━━ DATA SHOWN ━━
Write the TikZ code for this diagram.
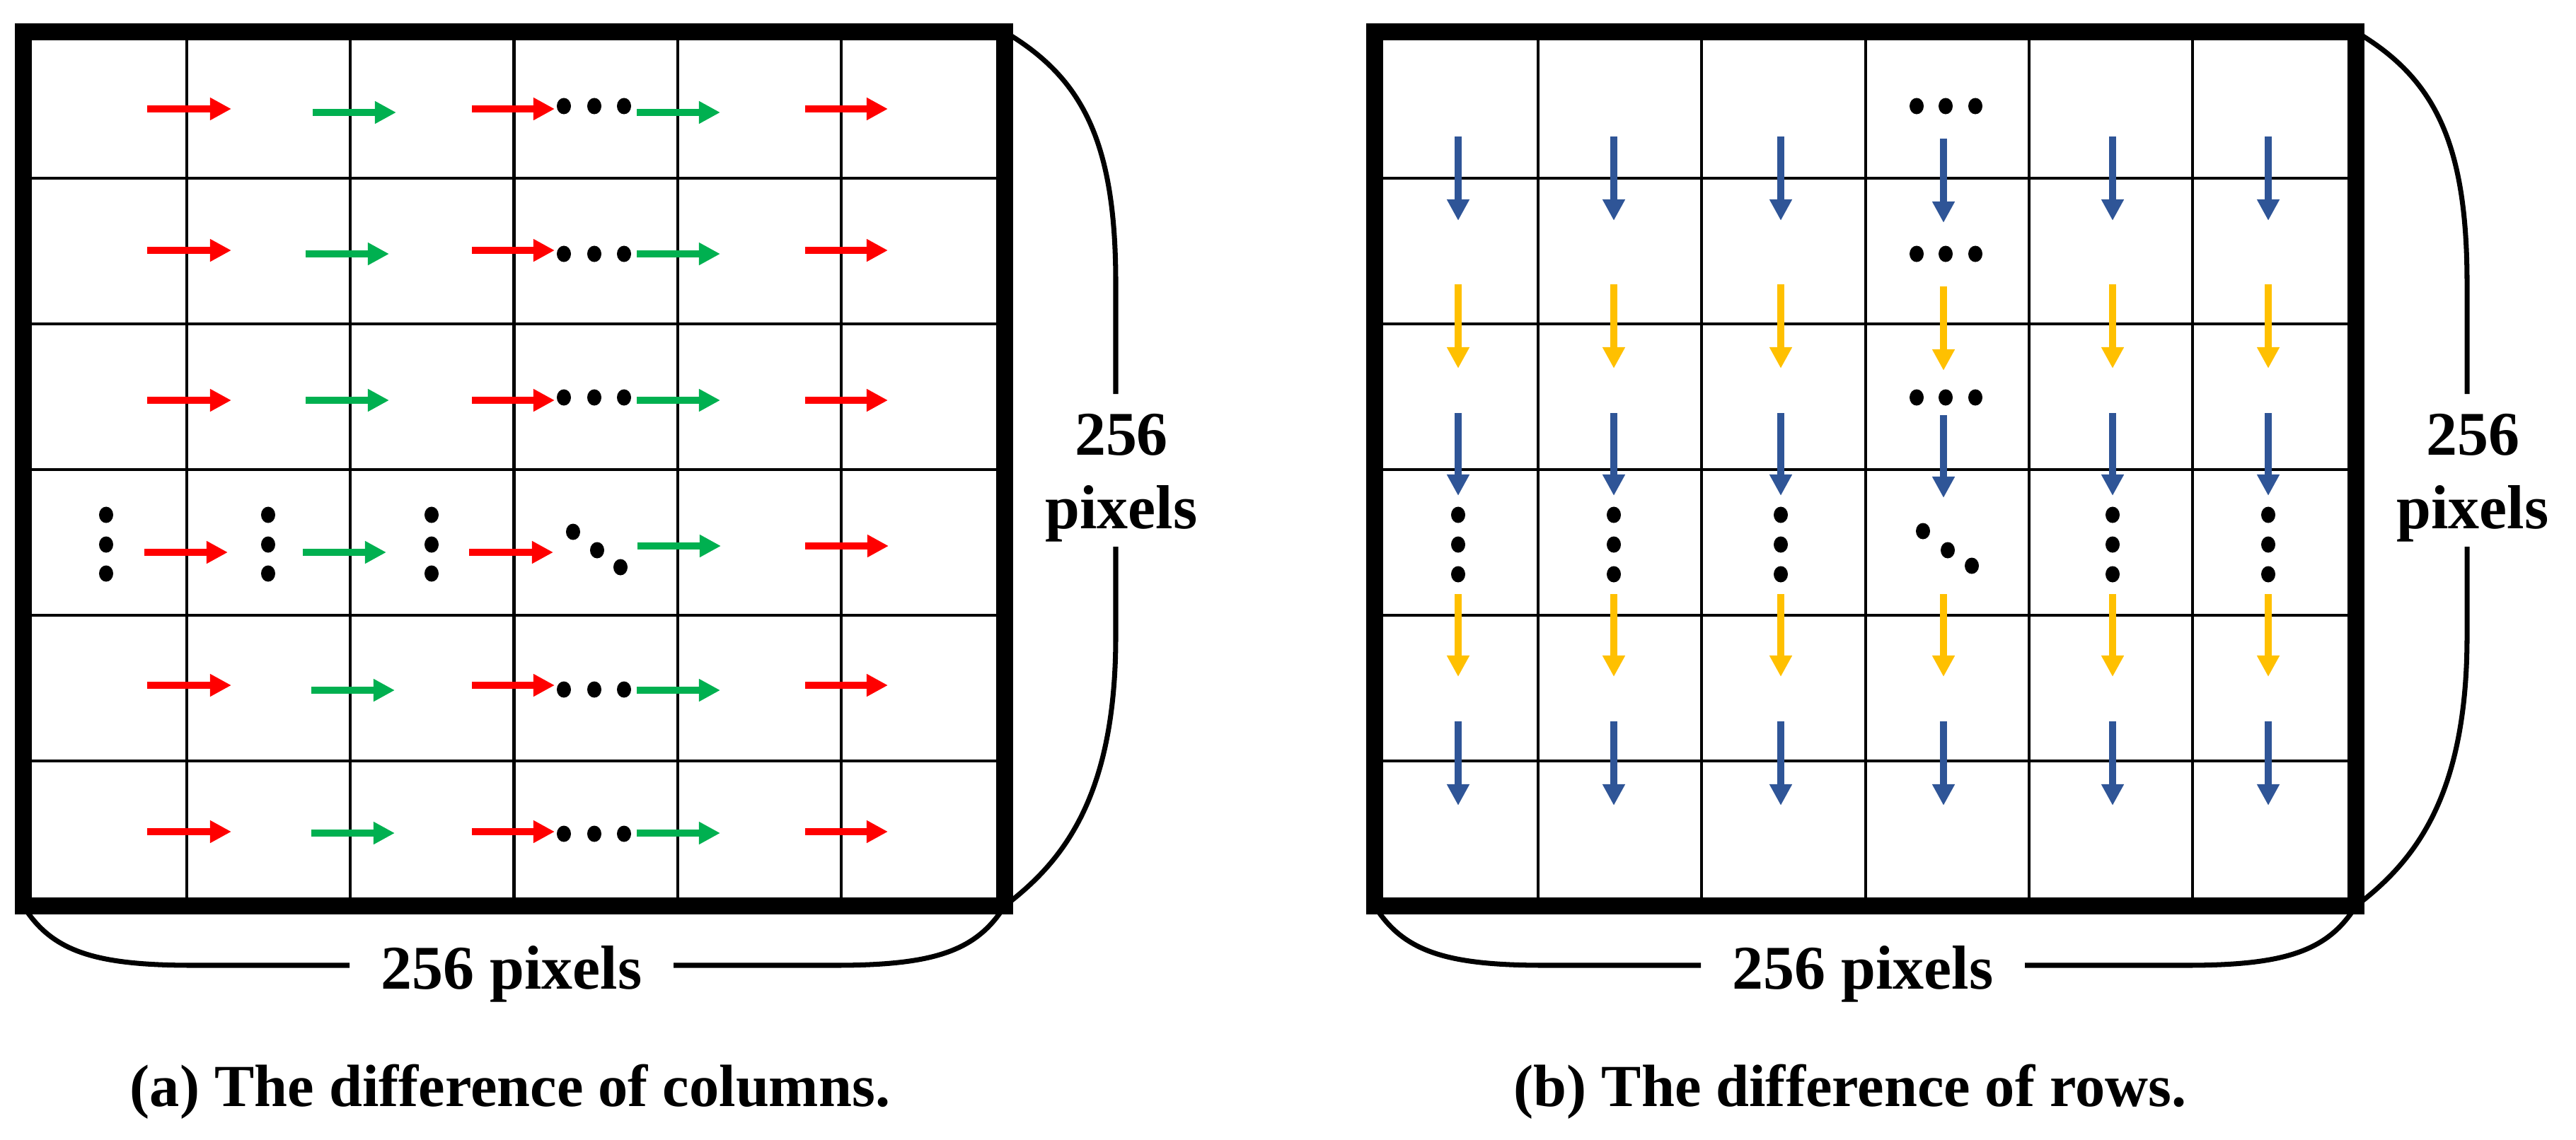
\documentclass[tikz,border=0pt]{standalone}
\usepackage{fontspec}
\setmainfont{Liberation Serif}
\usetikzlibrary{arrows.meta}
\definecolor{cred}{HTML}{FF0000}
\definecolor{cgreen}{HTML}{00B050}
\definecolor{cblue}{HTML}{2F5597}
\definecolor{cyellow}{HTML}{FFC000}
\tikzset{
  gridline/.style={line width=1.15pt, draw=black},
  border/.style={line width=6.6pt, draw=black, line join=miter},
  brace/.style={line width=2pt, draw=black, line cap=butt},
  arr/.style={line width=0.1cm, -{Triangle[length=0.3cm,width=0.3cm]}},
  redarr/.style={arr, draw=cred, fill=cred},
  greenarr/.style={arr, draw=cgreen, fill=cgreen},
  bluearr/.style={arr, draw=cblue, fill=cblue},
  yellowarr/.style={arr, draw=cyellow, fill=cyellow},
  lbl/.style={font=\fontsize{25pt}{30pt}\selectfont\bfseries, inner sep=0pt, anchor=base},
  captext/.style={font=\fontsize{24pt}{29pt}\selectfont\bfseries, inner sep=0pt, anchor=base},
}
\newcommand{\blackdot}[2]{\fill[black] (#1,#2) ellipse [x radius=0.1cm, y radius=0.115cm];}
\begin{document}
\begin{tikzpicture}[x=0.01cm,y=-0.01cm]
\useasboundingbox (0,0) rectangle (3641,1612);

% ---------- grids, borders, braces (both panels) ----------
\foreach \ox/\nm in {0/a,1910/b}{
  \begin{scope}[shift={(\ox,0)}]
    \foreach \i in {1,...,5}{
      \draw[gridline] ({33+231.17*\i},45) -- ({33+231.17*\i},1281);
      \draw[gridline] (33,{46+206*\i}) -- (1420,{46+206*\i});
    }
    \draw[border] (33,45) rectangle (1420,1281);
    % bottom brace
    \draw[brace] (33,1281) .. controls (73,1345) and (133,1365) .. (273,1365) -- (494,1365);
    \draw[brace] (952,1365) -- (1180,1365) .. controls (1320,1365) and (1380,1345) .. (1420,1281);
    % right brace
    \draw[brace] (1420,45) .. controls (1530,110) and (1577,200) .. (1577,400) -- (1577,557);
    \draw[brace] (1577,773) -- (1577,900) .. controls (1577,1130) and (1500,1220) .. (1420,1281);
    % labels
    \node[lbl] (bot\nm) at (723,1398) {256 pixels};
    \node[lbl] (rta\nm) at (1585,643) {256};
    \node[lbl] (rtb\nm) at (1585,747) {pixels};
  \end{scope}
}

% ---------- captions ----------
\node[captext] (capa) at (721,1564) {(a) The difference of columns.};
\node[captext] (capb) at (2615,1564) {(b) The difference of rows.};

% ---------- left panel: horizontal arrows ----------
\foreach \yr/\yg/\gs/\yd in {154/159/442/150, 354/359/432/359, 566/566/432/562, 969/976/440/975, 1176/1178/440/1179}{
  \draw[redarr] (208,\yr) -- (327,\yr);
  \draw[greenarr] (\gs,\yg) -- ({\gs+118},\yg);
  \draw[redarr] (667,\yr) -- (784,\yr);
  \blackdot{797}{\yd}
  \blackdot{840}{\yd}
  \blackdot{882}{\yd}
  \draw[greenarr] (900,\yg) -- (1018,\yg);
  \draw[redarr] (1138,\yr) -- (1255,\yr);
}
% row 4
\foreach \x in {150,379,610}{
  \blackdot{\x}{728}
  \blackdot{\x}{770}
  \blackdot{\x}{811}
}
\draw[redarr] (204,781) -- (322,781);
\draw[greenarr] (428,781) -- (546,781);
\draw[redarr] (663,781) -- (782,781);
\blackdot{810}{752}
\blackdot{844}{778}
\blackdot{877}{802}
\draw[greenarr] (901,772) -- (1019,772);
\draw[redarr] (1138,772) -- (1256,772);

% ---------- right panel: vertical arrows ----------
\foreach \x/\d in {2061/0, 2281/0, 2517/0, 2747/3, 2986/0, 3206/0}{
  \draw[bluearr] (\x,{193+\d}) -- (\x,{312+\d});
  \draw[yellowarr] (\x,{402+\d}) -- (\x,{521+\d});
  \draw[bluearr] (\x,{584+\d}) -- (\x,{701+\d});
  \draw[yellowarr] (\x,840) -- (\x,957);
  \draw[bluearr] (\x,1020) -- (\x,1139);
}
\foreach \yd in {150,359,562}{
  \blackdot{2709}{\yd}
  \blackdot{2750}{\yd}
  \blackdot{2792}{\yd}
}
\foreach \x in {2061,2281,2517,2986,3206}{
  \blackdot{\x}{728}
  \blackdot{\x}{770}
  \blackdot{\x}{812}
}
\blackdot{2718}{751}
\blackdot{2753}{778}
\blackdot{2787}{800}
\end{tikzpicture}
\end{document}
━━━
▸ SET PROBLEM
Transcribe the listing above verbatim. Omit the pictures.

▸ WRITTEN SOLUTION
Write the TikZ code for this diagram.
\documentclass[tikz,border=0pt]{standalone}
\usepackage{fontspec}
\setmainfont{Liberation Serif}
\usetikzlibrary{arrows.meta}
\definecolor{cred}{HTML}{FF0000}
\definecolor{cgreen}{HTML}{00B050}
\definecolor{cblue}{HTML}{2F5597}
\definecolor{cyellow}{HTML}{FFC000}
\tikzset{
  gridline/.style={line width=1.15pt, draw=black},
  border/.style={line width=6.6pt, draw=black, line join=miter},
  brace/.style={line width=2pt, draw=black, line cap=butt},
  arr/.style={line width=0.1cm, -{Triangle[length=0.3cm,width=0.3cm]}},
  redarr/.style={arr, draw=cred, fill=cred},
  greenarr/.style={arr, draw=cgreen, fill=cgreen},
  bluearr/.style={arr, draw=cblue, fill=cblue},
  yellowarr/.style={arr, draw=cyellow, fill=cyellow},
  lbl/.style={font=\fontsize{25pt}{30pt}\selectfont\bfseries, inner sep=0pt, anchor=base},
  captext/.style={font=\fontsize{24pt}{29pt}\selectfont\bfseries, inner sep=0pt, anchor=base},
}
\newcommand{\blackdot}[2]{\fill[black] (#1,#2) ellipse [x radius=0.1cm, y radius=0.115cm];}
\begin{document}
\begin{tikzpicture}[x=0.01cm,y=-0.01cm]
\useasboundingbox (0,0) rectangle (3641,1612);

% ---------- grids, borders, braces (both panels) ----------
\foreach \ox/\nm in {0/a,1910/b}{
  \begin{scope}[shift={(\ox,0)}]
    \foreach \i in {1,...,5}{
      \draw[gridline] ({33+231.17*\i},45) -- ({33+231.17*\i},1281);
      \draw[gridline] (33,{46+206*\i}) -- (1420,{46+206*\i});
    }
    \draw[border] (33,45) rectangle (1420,1281);
    % bottom brace
    \draw[brace] (33,1281) .. controls (73,1345) and (133,1365) .. (273,1365) -- (494,1365);
    \draw[brace] (952,1365) -- (1180,1365) .. controls (1320,1365) and (1380,1345) .. (1420,1281);
    % right brace
    \draw[brace] (1420,45) .. controls (1530,110) and (1577,200) .. (1577,400) -- (1577,557);
    \draw[brace] (1577,773) -- (1577,900) .. controls (1577,1130) and (1500,1220) .. (1420,1281);
    % labels
    \node[lbl] (bot\nm) at (723,1398) {256 pixels};
    \node[lbl] (rta\nm) at (1585,643) {256};
    \node[lbl] (rtb\nm) at (1585,747) {pixels};
  \end{scope}
}

% ---------- captions ----------
\node[captext] (capa) at (721,1564) {(a) The difference of columns.};
\node[captext] (capb) at (2615,1564) {(b) The difference of rows.};

% ---------- left panel: horizontal arrows ----------
\foreach \yr/\yg/\gs/\yd in {154/159/442/150, 354/359/432/359, 566/566/432/562, 969/976/440/975, 1176/1178/440/1179}{
  \draw[redarr] (208,\yr) -- (327,\yr);
  \draw[greenarr] (\gs,\yg) -- ({\gs+118},\yg);
  \draw[redarr] (667,\yr) -- (784,\yr);
  \blackdot{797}{\yd}
  \blackdot{840}{\yd}
  \blackdot{882}{\yd}
  \draw[greenarr] (900,\yg) -- (1018,\yg);
  \draw[redarr] (1138,\yr) -- (1255,\yr);
}
% row 4
\foreach \x in {150,379,610}{
  \blackdot{\x}{728}
  \blackdot{\x}{770}
  \blackdot{\x}{811}
}
\draw[redarr] (204,781) -- (322,781);
\draw[greenarr] (428,781) -- (546,781);
\draw[redarr] (663,781) -- (782,781);
\blackdot{810}{752}
\blackdot{844}{778}
\blackdot{877}{802}
\draw[greenarr] (901,772) -- (1019,772);
\draw[redarr] (1138,772) -- (1256,772);

% ---------- right panel: vertical arrows ----------
\foreach \x/\d in {2061/0, 2281/0, 2517/0, 2747/3, 2986/0, 3206/0}{
  \draw[bluearr] (\x,{193+\d}) -- (\x,{312+\d});
  \draw[yellowarr] (\x,{402+\d}) -- (\x,{521+\d});
  \draw[bluearr] (\x,{584+\d}) -- (\x,{701+\d});
  \draw[yellowarr] (\x,840) -- (\x,957);
  \draw[bluearr] (\x,1020) -- (\x,1139);
}
\foreach \yd in {150,359,562}{
  \blackdot{2709}{\yd}
  \blackdot{2750}{\yd}
  \blackdot{2792}{\yd}
}
\foreach \x in {2061,2281,2517,2986,3206}{
  \blackdot{\x}{728}
  \blackdot{\x}{770}
  \blackdot{\x}{812}
}
\blackdot{2718}{751}
\blackdot{2753}{778}
\blackdot{2787}{800}
\end{tikzpicture}
\end{document}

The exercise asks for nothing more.